Poetic Lens

An Nguyen | Dec 11, 2024

Overview

Poetic Lens is an AI-powered pipeline that transforms photographs into poetry by combining computer vision and text generation. Using a webcam, the system captures images, analyzes their content with the BLIP vision model, and generates original poems inspired by what it “sees.”


AI Pipeline

  1. Capture a Photo — Take a picture using your webcam.
  2. Generate Caption — The BLIP model describes the photo (e.g., “a photograph of a beautiful sunset over mountains”).
  3. Create Prompt — The caption is truncated into a short poetic prompt (“beautiful sunset over”).
  4. Generate Poem — The fine-tuned GPT-2 model uses the prompt as a seed to generate an original, multi-stanza poem.
  5. Output — The final poem is saved to a text file and displayed in a pop-up window.

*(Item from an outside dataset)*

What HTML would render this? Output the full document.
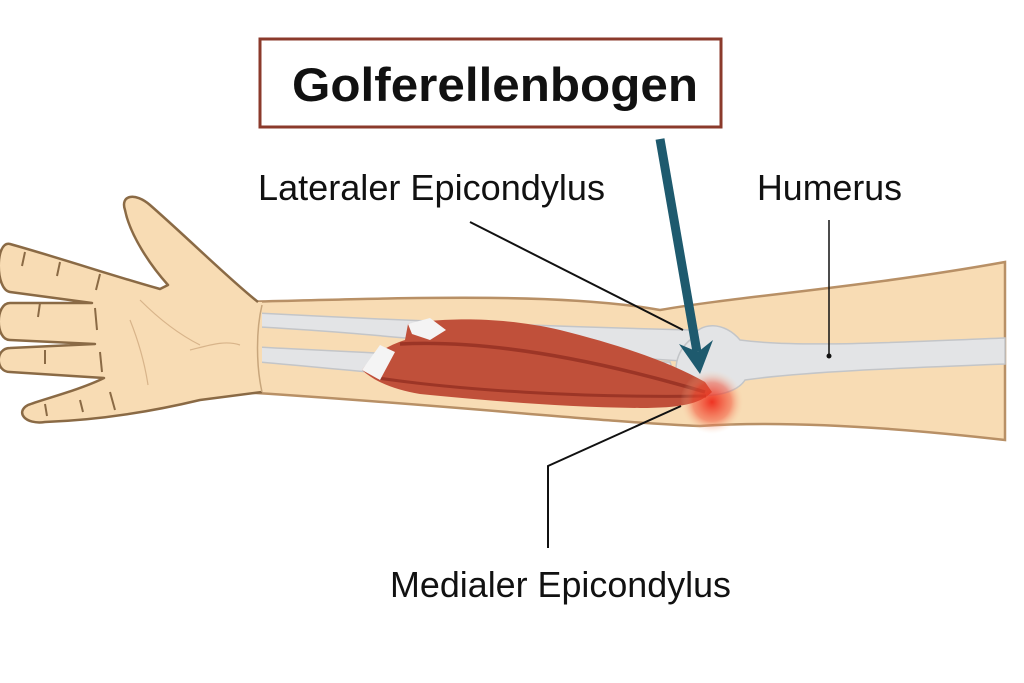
<!DOCTYPE html>
<html><head><meta charset="utf-8"><style>
html,body{margin:0;padding:0;background:#fff;}
svg{display:block;}
text{font-family:"Liberation Sans",sans-serif;}
</style></head><body>
<svg width="1024" height="683" viewBox="0 0 1024 683" xmlns="http://www.w3.org/2000/svg">
<defs>
<radialGradient id="glow" cx="0.5" cy="0.5" r="0.5">
<stop offset="0" stop-color="#ee2a1a" stop-opacity="0.95"/>
<stop offset="0.6" stop-color="#f24a30" stop-opacity="0.5"/>
<stop offset="1" stop-color="#f8dcb4" stop-opacity="0"/>
</radialGradient>
</defs>
<rect width="1024" height="683" fill="#fff"/>
<!-- forearm + upper arm -->
<path d="M240,302 C400,298 560,292 660,310 C740,296 860,288 1005,262 L1005,440 C900,428 790,420 700,426 C600,422 450,405 240,392 Z" fill="#f8dcb4" stroke="#b89066" stroke-width="2.5"/>
<!-- bones -->
<path d="M237,312 C350,318 500,325 690,330 L700,362 C520,352 380,332 237,326 Z" fill="#e3e4e6" stroke="#c3c5c8" stroke-width="1.5"/>
<path d="M237,346 C360,352 520,362 670,362 L680,392 C520,390 380,372 237,360 Z" fill="#e3e4e6" stroke="#c3c5c8" stroke-width="1.5"/>
<path d="M690,340 C700,320 725,322 740,340 C800,348 900,342 1005,338 L1005,364 C900,368 800,372 745,380 C735,396 700,400 680,390 C672,370 676,352 690,340 Z" fill="#e3e4e6" stroke="#c3c5c8" stroke-width="1.5"/>
<!-- muscle -->
<path d="M408,324 C440,318 500,316 560,330 C620,345 670,362 705,382 L712,392 C700,404 680,408 640,408 C560,407 480,400 420,394 C395,390 375,382 362,370 C375,352 390,345 405,340 Z" fill="#c0503a"/>
<path d="M400,344 C480,340 580,355 705,392" fill="none" stroke="#9c3526" stroke-width="3.5"/>
<path d="M378,378 C460,390 580,398 706,396" fill="none" stroke="#9c3526" stroke-width="3"/>
<path d="M408,324 L430,318 L446,330 L430,340 L412,334 Z" fill="#f4f4f4"/>
<path d="M362,370 L380,345 L395,352 L380,380 Z" fill="#f4f4f4"/>
<circle cx="712" cy="402" r="32" fill="url(#glow)"/>
<!-- hand -->
<path d="M258,302 C230,280 190,240 150,205 C135,192 120,195 125,210 C130,235 150,265 168,285 L160,289 C120,278 60,258 10,244 C-5,240 -5,290 10,292 L92,303 L10,303 C-5,303 -5,340 10,340 L95,344 L10,348 C-5,348 -5,372 10,372 L104,378 C80,390 40,400 28,405 C15,412 25,425 45,422 C100,420 150,412 200,400 L262,392 L262,302 Z" fill="#f8dcb4"/>
<path d="M258,302 C230,280 190,240 150,205 C135,192 120,195 125,210 C130,235 150,265 168,285 L160,289 C120,278 60,258 10,244 C-5,240 -5,290 10,292 L92,303 L10,303 C-5,303 -5,340 10,340 L95,344 L10,348 C-5,348 -5,372 10,372 L104,378 C80,390 40,400 28,405 C15,412 25,425 45,422 C100,420 150,412 200,400 L262,392" fill="none" stroke="#8a6a45" stroke-width="2.5" stroke-linejoin="round"/>
<path d="M262,305 C256,330 256,365 262,392" fill="none" stroke="#c8a67c" stroke-width="1.5"/>
<g stroke="#8a6a45" stroke-width="2" fill="none">
<path d="M25,252 l-3,14 M60,262 l-3,14 M100,274 l-4,16"/>
<path d="M40,303 l-2,14 M95,308 l2,22"/>
<path d="M45,350 l0,14 M100,352 l2,20"/>
<path d="M45,404 l2,12 M80,400 l3,12 M110,392 l5,18"/>
</g>
<g stroke="#d8b48a" stroke-width="1.2" fill="none">
<path d="M140,300 C160,320 180,335 200,345"/>
<path d="M130,320 C140,345 145,365 148,385"/>
<path d="M190,350 C210,345 225,340 240,345"/>
</g>
<!-- title box -->
<rect x="260" y="39" width="461" height="88" fill="#fff" stroke="#8b3a2b" stroke-width="3"/>
<text x="292" y="101" font-size="47" font-weight="bold" textLength="406" lengthAdjust="spacingAndGlyphs" fill="#111">Golferellenbogen</text>
<!-- arrow -->
<line x1="660" y1="139" x2="697" y2="352" stroke="#1e5a6e" stroke-width="9"/>
<path d="M679,344 L700,374 L713,340 L698,352 Z" fill="#1e5a6e"/>
<!-- labels -->
<text x="258" y="200" font-size="36" textLength="347" lengthAdjust="spacingAndGlyphs" fill="#111">Lateraler Epicondylus</text>
<text x="757" y="200" font-size="36" textLength="145" lengthAdjust="spacingAndGlyphs" fill="#111">Humerus</text>
<text x="390" y="597" font-size="36" textLength="341" lengthAdjust="spacingAndGlyphs" fill="#111">Medialer Epicondylus</text>
<line x1="470" y1="222" x2="683" y2="330" stroke="#111" stroke-width="2"/>
<line x1="829" y1="220" x2="829" y2="356" stroke="#111" stroke-width="1.5"/>
<circle cx="829" cy="356" r="2.5" fill="#111"/>
<polyline points="681,406 548,466 548,548" fill="none" stroke="#111" stroke-width="2"/>
</svg>
</body></html>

📸 Camera → 🧠 BLIP Caption → ✍️ Prompt Extraction → 🪄 GPT-2 Poem Generation → 📄 poem.txt


Example

Input:
A photo of a woman by a window.

BLIP Caption:

“a woman sitting by a window”

Prompt Extracted:

“woman sitting by”

Generated Poem (excerpt):

a woman sitting by
the whispers of rain’s reply
folds the silence into rhyme
as day dissolves in time


Customization

The system is designed with modularity in mind. It can be easily reconfigured or retrained to explore different creative styles:

  • Adjust prompt length: Modify the truncation parameters in blip.py.
  • Control poem verbosity: Change the max_new_tokens parameter in gen_poem.py.
  • Retrain or fine-tune: Use different poetry datasets or fine-tune the GPT model on specific poetic styles.

References

This project builds on Andrej Karpathy’s GPT and Salesforce’s BLIP.